Sumber penghasilan penduduk Cicalengka kebanyakan bersumber dari pertanian, seperti sayuran, padi, tanaman herbal, dan hias. Luas lahan sawah Cicalengka 961,22 hektare, desa Dampit sebagai pemilik lahan sawah terluas yaitu 129,87 hektare, sedangkan Desa Tanjungwangi memiliki jumlah sawah paling kecil, yakni 4 hektare.
Di samping angka-angka tersebut, Cicalengka memiliki sejarah kuat di bidang literasi. Daerah ini menjadi tempat kelahiran tokoh perempuan Dewi Sartika, pahlawan wanita yang memperjuangkan pendidikan bagi kaum perempuan di masa kolonial.
Jejak peninggalan Dewi Sartika banyak ditemukan di Kota Bandung dalam bentuk sekolah dan buku. Tak heran jika Festival Buku Pasar Biru mengusung tema khusus “Cicalengka ti Bihari tur Kiwari”, karena Cialengka memiliki sejarah itu. Ada niatan menjadikan Cicalengka sebagai pusat bacaan alternatif di luar pusat Kota Bandung yang lebih dulu dikenal dengan kultur komunitas literasinya.
Penyelenggaraan festival hasil kerja sama dengan tujuh pelapak dan beberapa pegiat literasi untuk mengisi diskusi. Membangun kembali ingatan sejarah Cicalengka diwujudkan dalam pameran arsip foto di ruang Aula Kecamatan Cicalengka.

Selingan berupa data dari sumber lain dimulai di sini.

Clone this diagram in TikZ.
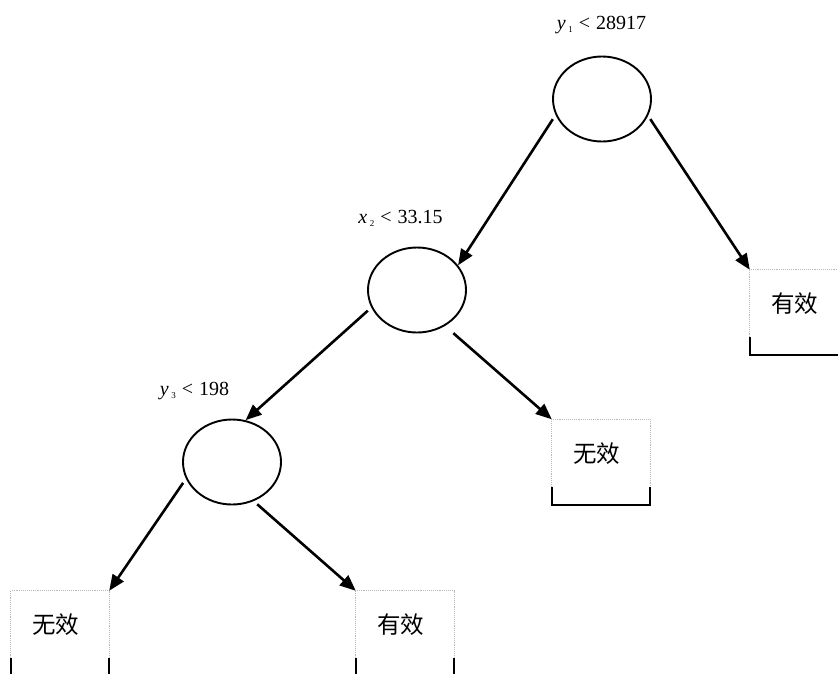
\documentclass[tikz,border=0pt]{standalone}
\usepackage{fontspec}
\setmainfont{Liberation Serif}
\newfontfamily\cjk{Noto Sans CJK SC}
\usetikzlibrary{arrows.meta,shapes.geometric,calc}

% condition text: italic variable, small subscript, "<", value
\newcommand\condlabel[3]{{\itshape #1}\hspace{0.12em}\raisebox{-0.35ex}{\fontsize{9}{9}\selectfont #2}\hspace{0.3em}<\hspace{0.3em}#3}

\begin{document}
\begin{tikzpicture}[x=1pt,y=-1pt,
  split/.style={draw=black, line width=1.9pt, ellipse, minimum width=98pt, minimum height=85pt, inner sep=0pt},
  leaf/.style={rectangle, minimum width=98pt, minimum height=85pt, inner sep=0pt,
    text height=12pt, text depth=12pt, font=\cjk\fontsize{23.5}{26}\selectfont},
  cond/.style={font=\fontsize{20}{22}\selectfont, inner sep=0pt, anchor=base},
  arr/.style={line width=2.6pt, -{Triangle[length=16pt,width=13pt]}},
  faint/.style={draw=gray!55, line width=0.9pt, densely dotted},
  solidedge/.style={draw=black, line width=2pt},
]
\useasboundingbox (0,0) rectangle (838,673);

% split nodes
\node[split] (e1) at (602,99) {};
\node[split] (e2) at (417,290) {};
\node[split] (e3) at (232,462) {};

% conditions
\node[cond] (c1) at (601.5,29) {\condlabel{y}{1}{28917}};
\node[cond] (c2) at (400.5,223) {\condlabel{x}{2}{33.15}};
\node[cond] (c3) at (194.5,395) {\condlabel{y}{3}{198}};

% leaves (text sits a little left of centre)
\node[leaf] (r)  at (799,312.5) {\hspace*{-9pt}有效};
\node[leaf] (m)  at (601,462) {\hspace*{-9pt}无效};
\node[leaf] (bl) at (60,633.5) {\hspace*{-9pt}无效};
\node[leaf] (bm) at (405,633.5) {\hspace*{-9pt}有效};

% leaf outlines: faint dotted top, solid bottom part
\foreach \b in {r,m,bl,bm}{
  \draw[faint] ($(\b.south west)+(0,-18)$) -- (\b.north west) -- (\b.north east) -- ($(\b.south east)+(0,-18)$);
  \draw[solidedge] ($(\b.south west)+(0,-18)$) -- (\b.south west) -- (\b.south east) -- ($(\b.south east)+(0,-18)$);
}

% connectors
\draw[arr, shorten <=5pt]   (e1.199) -- (e2.31);
\draw[arr, shorten <=4pt]   (e1.340) -- (r.north west);
\draw[arr, shorten <=4.7pt] (e2.201) -- (e3.72);
\draw[arr, shorten <=11pt]  (e2.308) -- (m.north west);
\draw[arr, shorten <=5pt]   (e3.200) -- (bl.north east);
\draw[arr, shorten <=4.7pt] (e3.299) -- (bm.north west);
\end{tikzpicture}
\end{document}
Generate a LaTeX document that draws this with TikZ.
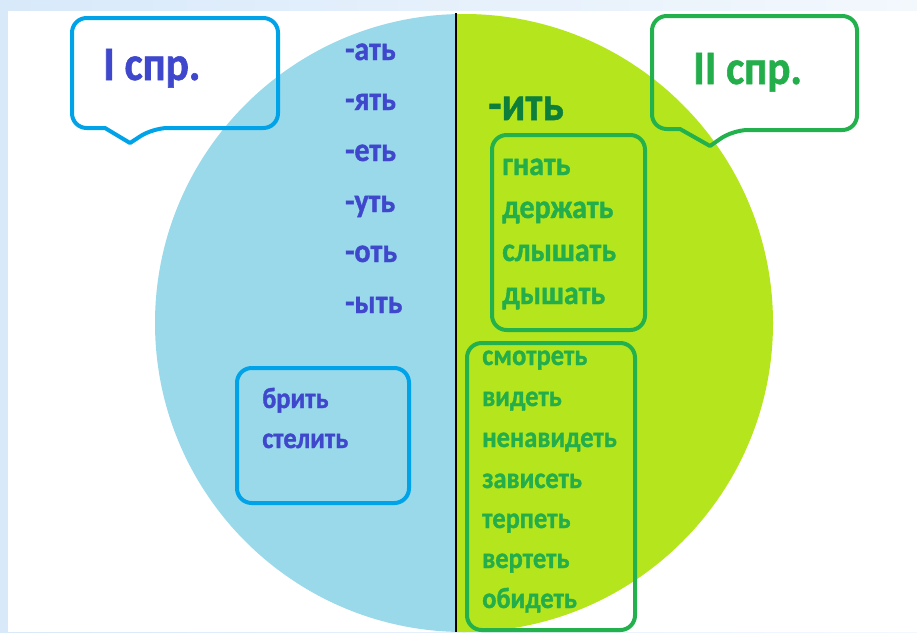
\documentclass[tikz,border=0pt]{standalone}
\usepackage{fontspec}
\setmainfont{Carlito}[FakeStretch=0.9,BoldFeatures={FakeBold=1.2}]
\definecolor{halfblue}{HTML}{99D9EA}
\definecolor{halflime}{HTML}{B5E61D}
\definecolor{lineblue}{HTML}{00A2E8}
\definecolor{linegreen}{HTML}{22B14C}
\definecolor{inkblue}{HTML}{3F48CC}
\definecolor{inkgreen}{HTML}{24AE4B}
\definecolor{inkdark}{HTML}{0E7F3A}
\definecolor{edgeblue}{HTML}{D8E9FA}
\definecolor{edgepale}{HTML}{F3F8FD}
\tikzset{
  word/.style={anchor=base west,inner sep=0pt,font=\bfseries\fontsize{25}{25}\selectfont},
  bluebox/.style={draw=lineblue,line width=3pt,rounded corners=11pt,line join=round},
  greenbox/.style={draw=linegreen,line width=3pt,rounded corners=11pt,line join=round}
}
\begin{document}
\begin{tikzpicture}[x=0.75pt,y=-0.75pt]
  \useasboundingbox (0,0) rectangle (917,632);
  \clip (0,0) rectangle (917,632);

  % page background
  \shade[left color=edgeblue,right color=edgepale] (0,0) rectangle (917,632);
  \fill[white] (8,11) rectangle (917,632);

  % the two halves
  \begin{scope}
    \clip (0,0) rectangle (456,640);
    \fill[halfblue] (464,323) circle [radius=309];
  \end{scope}
  \begin{scope}
    \clip (456,0) rectangle (917,640);
    \fill[halflime] (464,323) circle [radius=309];
  \end{scope}
  \draw[line width=1.5pt] (456,13) -- (456,632);

  % callouts
  \draw[bluebox] (130,143) [sharp corners] -- (105,128) [rounded corners=11pt] -- (72,128)
     -- (72,18) -- (278,18) -- (278,128) -- (153,128) [sharp corners] -- cycle;
  \draw[greenbox] (710,146) [sharp corners] -- (680,129) [rounded corners=11pt] -- (652,129)
     -- (652,16) -- (857,16) -- (857,130) -- (733,130) [sharp corners] -- cycle;
  \node[word,text=inkblue,font=\bfseries\fontsize{36}{36}\selectfont] (conj1) at (103,80) {I спр.};
  \node[word,text=inkgreen,font=\bfseries\fontsize{36}{36}\selectfont] (conj2) at (693,84) {II спр.};

  % first conjugation endings
  \foreach \n/\y/\t in {a1/60/-ать,a2/110/-ять,a3/161/-еть,a4/212/-уть,a5/262/-оть,a6/313/-ыть}
    \node[word,text=inkblue] (\n) at (345,\y) {\t};

  % second conjugation ending
  \node[word,text=inkdark,font=\bfseries\fontsize{36}{36}\selectfont] (itj) at (488,120) {-ить};

  % exceptions
  \draw[bluebox] (237,368) rectangle (409,503);
  \foreach \n/\y/\t in {b1/408/брить,b2/448/стелить}
    \node[word,text=inkblue,font=\bfseries\fontsize{22}{22}\selectfont] (\n) at (262,\y) {\t};

  \draw[greenbox] (492,135) rectangle (645,330);
  \foreach \n/\y/\t in {g1/175/гнать,g2/218/держать,g3/261/слышать,g4/304/дышать}
    \node[word,text=inkgreen] (\n) at (502,\y) {\t};

  \draw[greenbox] (467,343) rectangle (635,630);
  \foreach \n/\y/\t in {e1/365/смотреть,e2/406/видеть,e3/447/ненавидеть,e4/488/зависеть,
                        e5/528/терпеть,e6/568/вертеть,e7/608/обидеть}
    \node[word,text=inkgreen,font=\bfseries\fontsize{22}{22}\selectfont] (\n) at (482,\y) {\t};

\end{tikzpicture}
\end{document}
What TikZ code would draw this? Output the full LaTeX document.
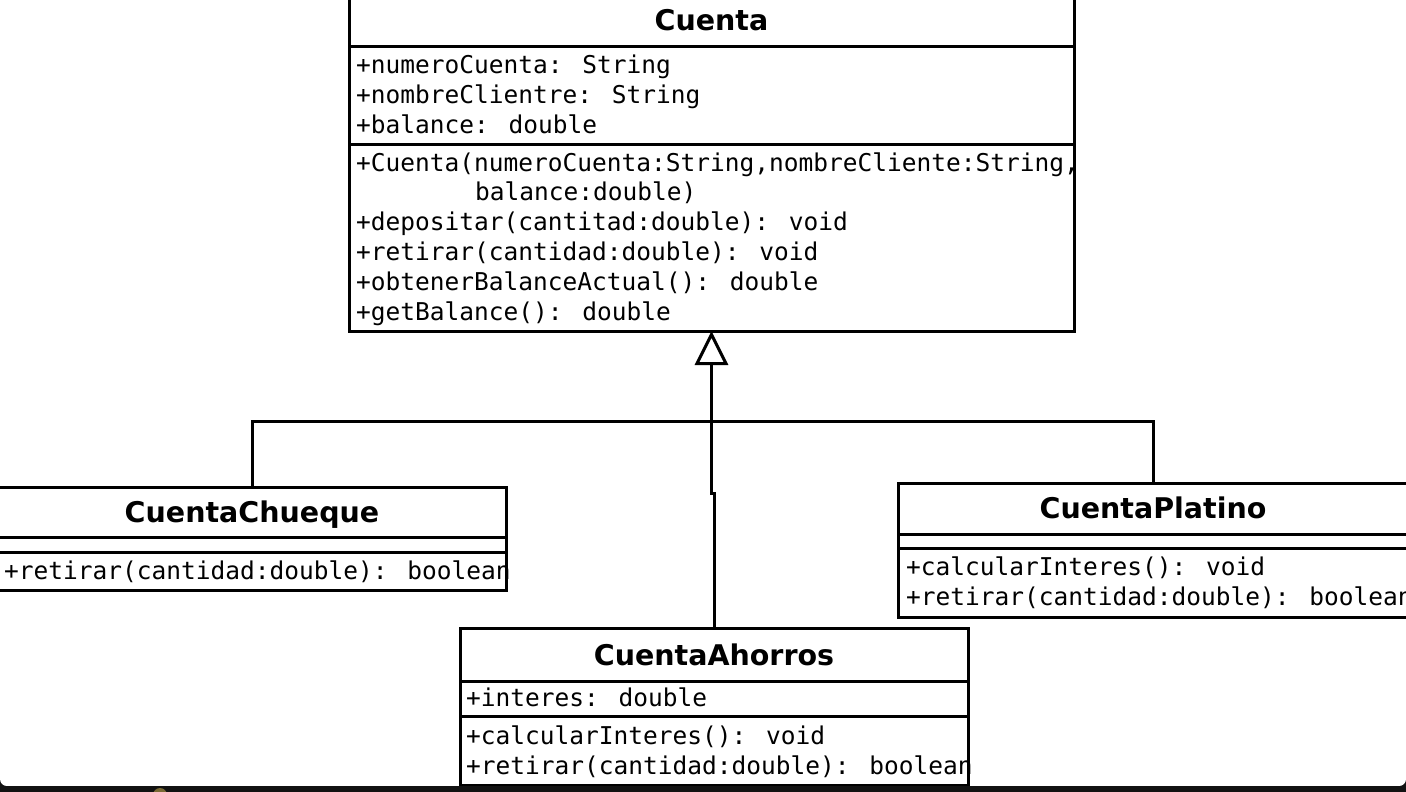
\documentclass[tikz,border=0pt]{standalone}
\usepackage{fontspec}
\usetikzlibrary{arrows.meta}
\newfontfamily\umlmono{DejaVu Sans Mono}
\newfontfamily\umlsans{DejaVu Sans}
\definecolor{screenbar}{HTML}{121212}
\definecolor{blob}{HTML}{7A6A35}
\begin{document}
\begin{tikzpicture}[x=1pt,y=-1pt,
  umlbox/.style={draw=black, line width=3pt, fill=white, inner sep=0pt, outer sep=0pt, anchor=north west},
  umltitle/.style={font=\umlsans\bfseries\fontsize{28.5}{34}\selectfont, inner sep=0pt, text height=0.95em, text depth=0.22em},
  member/.style={font=\umlmono\fontsize{24.5}{30}\selectfont, anchor=west, inner sep=0pt, text height=0.95em, text depth=0.25em},
  sepline/.style={line width=3pt},
  conn/.style={line width=3pt}]
\useasboundingbox (0,0) rectangle (1406,792);
% screen background
\fill[screenbar] (0,770) rectangle (1406,792);
\fill[white, rounded corners=7pt] (0,-30) rectangle (1406,786);

% Cuenta
\node[umlbox, minimum width=725pt, minimum height=334pt] (cuenta) at (349,-3) {};
\draw[sepline] (349,47) -- (1074,47);
\draw[sepline] (349,144) -- (1074,144);
\node[umltitle] (cuentaT) at (711.5,27) {Cuenta};
\node[member] (ca1) at (356,70) {+numeroCuenta: String};
\node[member] (ca2) at (356,100) {+nombreClientre: String};
\node[member] (ca3) at (356,130) {+balance: double};
\node[member] (cm1) at (356,168) {+Cuenta(numeroCuenta:String,nombreCliente:String,};
\node[member] (cm2) at (475,197) {balance:double)};
\node[member] (cm3) at (356,227) {+depositar(cantitad:double): void};
\node[member] (cm4) at (356,257) {+retirar(cantidad:double): void};
\node[member] (cm5) at (356,287) {+obtenerBalanceActual(): double};
\node[member] (cm6) at (356,317) {+getBalance(): double};

% CuentaChueque
\node[umlbox, minimum width=508pt, minimum height=103pt] (ch) at (-2,487) {};
\draw[sepline] (-2,537) -- (506,537);
\draw[sepline] (-2,552) -- (506,552);
\node[umltitle] (chT) at (252,519) {CuentaChueque};
\node[member] (chm1) at (4,576) {+retirar(cantidad:double): boolean};

% CuentaPlatino
\node[umlbox, minimum width=510pt, minimum height=134pt] (pl) at (898,483) {};
\draw[sepline] (898,534) -- (1408,534);
\draw[sepline] (898,548) -- (1408,548);
\node[umltitle] (plT) at (1153,515) {CuentaPlatino};
\node[member] (plm1) at (906,572) {+calcularInteres(): void};
\node[member] (plm2) at (906,602) {+retirar(cantidad:double): boolean};

% CuentaAhorros
\node[umlbox, minimum width=508pt, minimum height=157pt] (ah) at (460,628) {};
\draw[sepline] (460,681) -- (968,681);
\draw[sepline] (460,716) -- (968,716);
\node[umltitle] (ahT) at (714,662) {CuentaAhorros};
\node[member] (aha1) at (466,703) {+interes: double};
\node[member] (ahm1) at (466,741) {+calcularInteres(): void};
\node[member] (ahm2) at (466,771) {+retirar(cantidad:double): boolean};

% screen bottom bar over box bottom
\fill[screenbar] (0,786) rectangle (1406,792);
\fill[blob] (160,795) circle[radius=7];

% connectors
\coordinate (bar) at (711.5,421);
\draw[conn] (ch.north) |- (bar) -| (pl.north);
\draw[conn, -{Triangle[open, length=34pt, width=33pt, line width=3pt]}]
  (ah.north) -- (714,493) -| (cuenta.south);
\end{tikzpicture}
\end{document}
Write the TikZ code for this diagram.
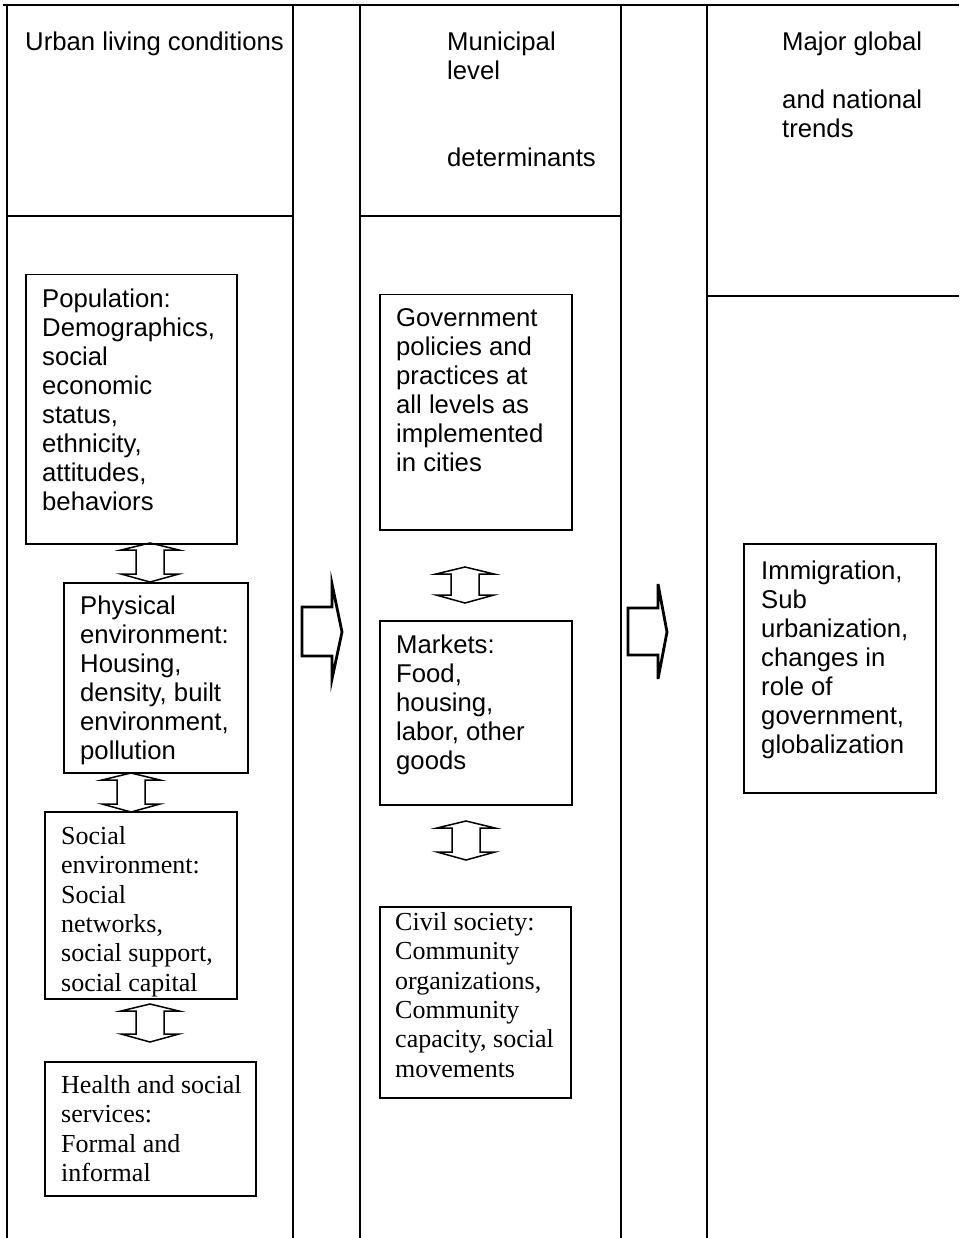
\documentclass[tikz,border=0pt]{standalone}
\usepackage{fontspec}
\setmainfont{Liberation Sans}
\newfontfamily\serifface{Liberation Serif}
\newcommand{\firststrut}{\rule{0pt}{20pt}}
\newcommand{\dblarr}[3]{%
  \draw[dblarrow] (#1,#2) -- ({#1+29},{#2+7}) -- ({#1+14},{#2+7}) -- ({#1+14},{#3-8})
    -- ({#1+29},{#3-8}) -- (#1,#3) -- ({#1-29},{#3-8}) -- ({#1-14},{#3-8})
    -- ({#1-14},{#2+7}) -- ({#1-29},{#2+7}) -- cycle;}
\tikzset{
  frame/.style={line width=1.3pt, black},
  boxshape/.style={draw, line width=1.5pt, rectangle, inner sep=0pt, anchor=north west},
  sanstext/.style={anchor=north west, inner sep=0pt, align=left, font=\fontsize{25.7}{29}\selectfont},
  seriftext/.style={anchor=north west, inner sep=0pt, align=left, font=\fontsize{26}{29.4}\serifface},
  dblarrow/.style={line width=1.5pt, line join=miter},
  bigarrow/.style={line width=2.8pt, line join=miter}
}
\begin{document}
\begin{tikzpicture}[x=1pt,y=-1pt]
\useasboundingbox (0,0) rectangle (959,1238);
% frame lines
\draw[frame] (3,5) -- (959,5);
\foreach \xx in {7,293,360,621,707} \draw[frame] (\xx,5) -- (\xx,1238);
\draw[frame] (7,216) -- (293,216);
\draw[frame] (360,216) -- (621,216);
\draw[frame] (707,296) -- (959,296);
% headers
\node[sanstext] (h1) at (25,30) {\firststrut Urban living conditions};
\node[sanstext] (h2) at (447,30) {\firststrut Municipal\\level\\\mbox{}\\\mbox{}\\determinants};
\node[sanstext] (h3) at (782,30) {\firststrut Major global\\\mbox{}\\and national\\trends};
% boxes
\node[boxshape, minimum width=211pt, minimum height=269pt] (pop) at (25,274) {};
\node[boxshape, minimum width=184pt, minimum height=190pt] (phys) at (63,582) {};
\node[boxshape, minimum width=192pt, minimum height=187pt] (soc) at (44,811) {};
\node[boxshape, minimum width=211pt, minimum height=134pt] (hlth) at (44,1061) {};
\node[boxshape, minimum width=192pt, minimum height=235pt] (gov) at (379,294) {};
\node[boxshape, minimum width=192pt, minimum height=184pt] (mkt) at (379,620) {};
\node[boxshape, minimum width=191pt, minimum height=191pt] (civ) at (379,906) {};
\node[boxshape, minimum width=192pt, minimum height=249pt] (imm) at (743,543) {};
% texts
\node[sanstext] (popt) at (42,287) {\firststrut Population:\\Demographics,\\social\\economic\\status,\\ethnicity,\\attitudes,\\behaviors};
\node[sanstext] (physt) at (80,594) {\firststrut Physical\\environment:\\Housing,\\density, built\\environment,\\pollution};
\node[seriftext] (soct) at (61,824) {\firststrut Social\\environment:\\Social\\networks,\\social support,\\social capital};
\node[seriftext] (hlt) at (61,1073) {\firststrut Health and social\\services:\\Formal and\\informal};
\node[sanstext] (govt) at (396,306) {\firststrut Government\\policies and\\practices at\\all levels as\\implemented\\in cities};
\node[sanstext] (mktt) at (396,633) {\firststrut Markets:\\Food,\\housing,\\labor, other\\goods};
\node[seriftext] (civt) at (395,910) {\firststrut Civil society:\\Community\\organizations,\\Community\\capacity, social\\movements};
\node[sanstext] (immt) at (761,559) {\firststrut Immigration,\\Sub\\urbanization,\\changes in\\role of\\government,\\globalization};
% double arrows
\dblarr{150}{543}{582}
\dblarr{131}{773}{812}
\dblarr{150}{1004}{1042}
\dblarr{465}{567}{603}
\dblarr{466}{821}{860}
% big arrows
\draw[bigarrow] (302,607) -- (332,607) -- (332,584) -- (342,632) -- (332,679) -- (332,656) -- (302,656) -- cycle;
\draw[bigarrow] (628,608) -- (658,608) -- (658,584) -- (667,632) -- (658,679) -- (658,655) -- (628,655) -- cycle;
\end{tikzpicture}
\end{document}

Pembicaraan sejarah pun dihadirkan dalam diskusi bersama dengan pegiat sejarah. Mulai dari sejarah jalur rel kereta yang sudah ada sejak Belanda mendudukui Indonesia, hingga beberapa tokoh nasional yang sempat diasingkan di Cicalengka. Juga disinggung mengenai peran Dewi Sartika di bidang pendidikan.
“Dinamika yang terjadi di Cicalengka, dari berbagai macam potensi termasuk sisi sejarahnya itu menjadi fokus pada kegiatan Pasar Biru kali ini. Harapannya juga festival buku ini menjadi pemantik untuk kegiatan literasi lainnya untuk menjaga keterikatan dan tentunya tidak memutus ingatan juga budaya literasi yang perlu terus dijaga,” tutur Nurul Maria Sisilia (32), Ketua Pelaksana Festival Buku Pasir Biru.
Nurul menuturkan, dirinya telah terlibat dalam kegiatan literasi sejak satu dekade lamanya dan ia masih terus ingin menekuninya demi menjaga minat membaca generasi yang akan datang.